> _The request_: Quote only the span from the first line of the entries to the line containing "height = 407;", both ends kept. Leave every picture out.
══════════════════════════════
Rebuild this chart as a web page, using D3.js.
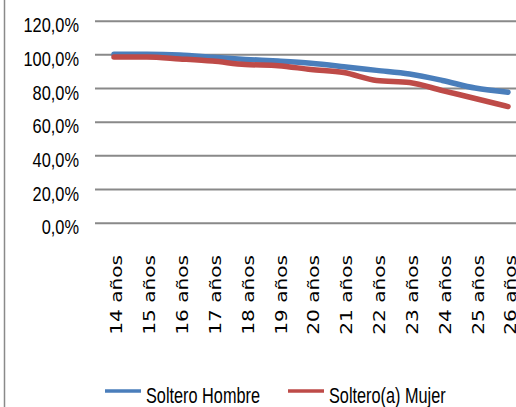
<!DOCTYPE html>
<html>
<head>
<meta charset="utf-8">
<script src="https://cdn.jsdelivr.net/npm/d3@7"></script>
<style>
  body { margin: 0; background: #fff; }
  svg { display: block; }
</style>
</head>
<body>
<svg id="chart"></svg>
<script>
// chart size, same as the window
var width = 516,
    height = 407;

// categories and the two series (share of singles, in %)
var edades = ["14 años", "15 años", "16 años", "17 años", "18 años", "19 años", "20 años",
              "21 años", "22 años", "23 años", "24 años", "25 años", "26 años"];
var solteroHombre = [100, 100, 99.6, 98.3, 97, 96, 94.7, 92.7, 90.5, 88.3, 84.5, 80, 77.5];
var solteraMujer  = [98.5, 98.4, 97.3, 96, 94, 93.3, 91, 89.2, 84.5, 83.3, 78.5, 73.8, 69];
var yTicks = [0, 20, 40, 60, 80, 100, 120];
var seriesNames = ["Soltero Hombre", "Soltero(a) Mujer"];
var colors = ["#4a7ebb", "#be4b48"];

var svg = d3.select("#chart")
            .attr("width", width)
            .attr("height", height);

// spanish style numbers: 120,0%
var es = d3.formatLocale({decimal: ",", thousands: ".", grouping: [3], currency: ["", " €"]});
var pct = es.format(".1%");

var plotLeft = 95,
    plotRight = 521;

var xScale = d3.scalePoint()
               .domain(edades)
               .range([114, 508]);

var yScale = d3.scaleLinear()
               .domain([0, 120])
               .range([222.7, 20.7]);

// chart area border on the left
svg.append("line")
   .attr("x1", 4.5).attr("x2", 4.5)
   .attr("y1", 0).attr("y2", height)
   .attr("stroke", "#8a8a8a")
   .attr("stroke-width", 1.5);

// y axis with gridlines
var yAxis = d3.axisLeft(yScale)
              .tickValues(yTicks)
              .tickSize(-(plotRight - plotLeft))
              .tickPadding(20.5)
              .tickFormat(function(d) { return pct(d / 100); });

var gy = svg.append("g")
            .attr("transform", "translate(" + plotLeft + ",0)")
            .call(yAxis);
gy.select(".domain").remove();
gy.selectAll(".tick line")
  .attr("stroke", "#898989")
  .attr("stroke-width", 2);
gy.selectAll(".tick text")
  .attr("fill", "#000")
  .attr("dy", "0.53em")
  .attr("transform", "scale(0.78,1)")
  .style("font-family", "'Liberation Sans', Arial, sans-serif")
  .style("font-size", "21px");

// x labels, rotated
svg.append("g")
   .selectAll("text")
   .data(edades)
   .enter().append("text")
   .attr("transform", function(d) {
     return "translate(" + (xScale(d) + 3) + ",255) rotate(-90) scale(1.34,1)";
   })
   .attr("text-anchor", "end")
   .attr("dy", "0.36em")
   .attr("fill", "#000")
   .style("font-family", "'DejaVu Sans', Verdana, sans-serif")
   .style("font-size", "15px")
   .text(function(d) { return d; });

// the two lines
var line = d3.line()
             .x(function(d, i) { return xScale(edades[i]); })
             .y(function(d) { return yScale(d); })
             .curve(d3.curveMonotoneX);

[solteroHombre, solteraMujer].forEach(function(serie, k) {
  svg.append("path")
     .datum(serie)
     .attr("d", line)
     .attr("fill", "none")
     .attr("stroke", colors[k])
     .attr("stroke-width", 5.5)
     .attr("stroke-linecap", "round")
     .attr("stroke-linejoin", "round");
});

// legend
var legendX = [105, 288];
var legend = svg.append("g");
seriesNames.forEach(function(name, k) {
  legend.append("line")
        .attr("x1", legendX[k]).attr("x2", legendX[k] + 36)
        .attr("y1", 391).attr("y2", 391)
        .attr("stroke", colors[k])
        .attr("stroke-width", 3.5);
  legend.append("text")
        .attr("transform", "translate(" + (legendX[k] + 41) + ",402.5) scale(0.74,1)")
        .attr("fill", "#000")
        .style("font-family", "'Liberation Sans', Arial, sans-serif")
        .style("font-size", "22px")
        .text(name);
});
</script>
</body>
</html>
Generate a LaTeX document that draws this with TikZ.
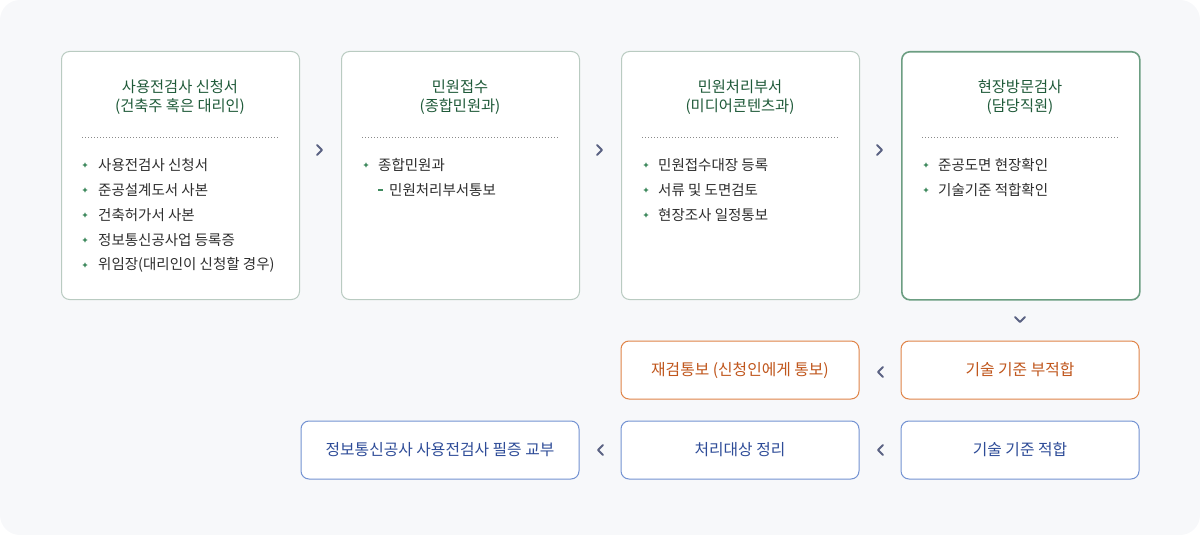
\documentclass[tikz,border=0pt]{standalone}
\usepackage{fontspec}
\setmainfont{Noto Sans CJK KR}
\definecolor{bg}{HTML}{F7F8FA}
\definecolor{boxgray}{HTML}{B9CBC1}
\definecolor{boxgreen}{HTML}{6C9E82}
\definecolor{titlegreen}{HTML}{1F5A39}
\definecolor{bulletgreen}{HTML}{3F8A5E}
\definecolor{textgray}{HTML}{2E2E2E}
\definecolor{chev}{HTML}{5B6283}
\definecolor{orangeb}{HTML}{E08448}
\definecolor{oranget}{HTML}{C0561C}
\definecolor{blueb}{HTML}{7392D2}
\definecolor{bluet}{HTML}{2E4C98}
\definecolor{dotgray}{HTML}{8A8A8A}
\begin{document}
\begin{tikzpicture}[x=1pt,y=-1pt,
  stagebox/.style={draw=boxgray,line width=1pt,fill=white,rounded corners=8pt,minimum width=238pt,minimum height=248pt,anchor=north west,inner sep=0pt},
  finalbox/.style={stagebox,draw=boxgreen,line width=1.6pt},
  resultO/.style={draw=orangeb,line width=1pt,fill=white,rounded corners=8pt,minimum width=238pt,minimum height=58pt,inner sep=0pt,text=oranget,font=\fontsize{15.8}{18}\selectfont},
  resultB/.style={resultO,draw=blueb,text=bluet},
  ttl/.style={text=titlegreen,font=\fontsize{15.3}{19.5}\selectfont,align=center},
  item/.style={text=textgray,font=\fontsize{14.5}{16}\selectfont,anchor=west,inner sep=0pt},
  dotline/.style={draw=dotgray,line width=0.8pt,dash pattern=on 0.8pt off 2.2pt},
  chevron/.style={draw=chev,line width=1.8pt,line cap=round,line join=round}
]
\useasboundingbox (0,0) rectangle (1200,535);
\fill[bg,rounded corners=20pt] (0,0) rectangle (1200,535);

% top boxes
\node[stagebox] (b1) at (61,51) {};
\node[stagebox] (b2) at (341,51) {};
\node[stagebox] (b3) at (621,51) {};
\node[finalbox] (b4) at (901,51) {};

% titles
\node[ttl] (t1) at (180,97) {사용전검사 신청서\\(건축주 혹은 대리인)};
\node[ttl] (t2) at (460,97) {민원접수\\(종합민원과)};
\node[ttl] (t3) at (740,97) {민원처리부서\\(미디어콘텐츠과)};
\node[ttl] (t4) at (1020,97) {현장방문검사\\(담당직원)};

% dotted lines
\foreach \x in {82,362,642,922}{
  \draw[dotline] (\x,137.5) -- ++(197,0);
}

% bullet macro
\newcommand{\bul}[2]{%
  \fill[bulletgreen] (#1,#2) +(0,-2.6) -- +(0.9,-0.9) -- +(2.6,0) -- +(0.9,0.9) -- +(0,2.6) -- +(-0.9,0.9) -- +(-2.6,0) -- +(-0.9,-0.9) -- cycle;}

% box 1 items
\foreach \y/\t [count=\i] in {165/사용전검사 신청서,190/준공설계도서 사본,215/건축허가서 사본,240/정보통신공사업 등록증,265/위임장(대리인이 신청할 경우)}{
  \bul{85}{\y}
  \node[item] (i1\i) at (98,\y) {\t};
}
% box 2 items
\bul{366}{165}
\node[item] (i21) at (378,165) {종합민원과};
\fill[bulletgreen] (378,189.3) rectangle (383,190.7);
\node[item] (i22) at (389,190) {민원처리부서통보};
% box 3 items
\foreach \y/\t [count=\i] in {165/민원접수대장 등록,190/서류 및 도면검토,215/현장조사 일정통보}{
  \bul{646}{\y}
  \node[item] (i3\i) at (658,\y) {\t};
}
% box 4 items
\foreach \y/\t [count=\i] in {165/준공도면 현장확인,190/기술기준 적합확인}{
  \bul{926}{\y}
  \node[item] (i4\i) at (938,\y) {\t};
}

% result boxes
\node[resultO] (r1) at (1020,370) {\raisebox{-1.5pt}{기술 기준 부적합}};
\node[resultO] (r2) at (740,370) {\raisebox{-1.5pt}{재검통보 (신청인에게 통보)}};
\node[resultB] (r3) at (1020,450) {\raisebox{-1.5pt}{기술 기준 적합}};
\node[resultB] (r4) at (740,450) {\raisebox{-1.5pt}{처리대상 정리}};
\node[resultB,minimum width=278pt] (r5) at (440,450) {\raisebox{-1.5pt}{정보통신공사 사용전검사 필증 교부}};

% chevrons
\coordinate (c12) at (320,150);
\coordinate (c23) at (600,150);
\coordinate (c34) at (880,150);
\foreach \c in {c12,c23,c34}{
  \draw[chevron] ([shift={(-3,-5)}]\c) -- ([shift={(2,0)}]\c) -- ([shift={(-3,5)}]\c);
}
\coordinate (cd) at (1020,320);
\draw[chevron] ([shift={(-5,-3)}]cd) -- ([shift={(0,2)}]cd) -- ([shift={(5,-3)}]cd);
\coordinate (cl1) at (880,372);
\coordinate (cl2) at (880,450);
\coordinate (cl3) at (600,450);
\foreach \c in {cl1,cl2,cl3}{
  \draw[chevron] ([shift={(3,-5)}]\c) -- ([shift={(-2,0)}]\c) -- ([shift={(3,5)}]\c);
}
\end{tikzpicture}
\end{document}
══════════════════════════════
> _Worked solution_:
Rebuild this chart as a web page, using D3.js.
<!DOCTYPE html>
<html>
<head>
<meta charset="utf-8">
<script src="https://cdn.jsdelivr.net/npm/d3@7"></script>
<style>
  body { margin: 0; background: #fff; }
  svg { display: block; }
</style>
</head>
<body>
<svg id="chart"></svg>
<script>
// chart size, same as the window
var width = 516,
    height = 407;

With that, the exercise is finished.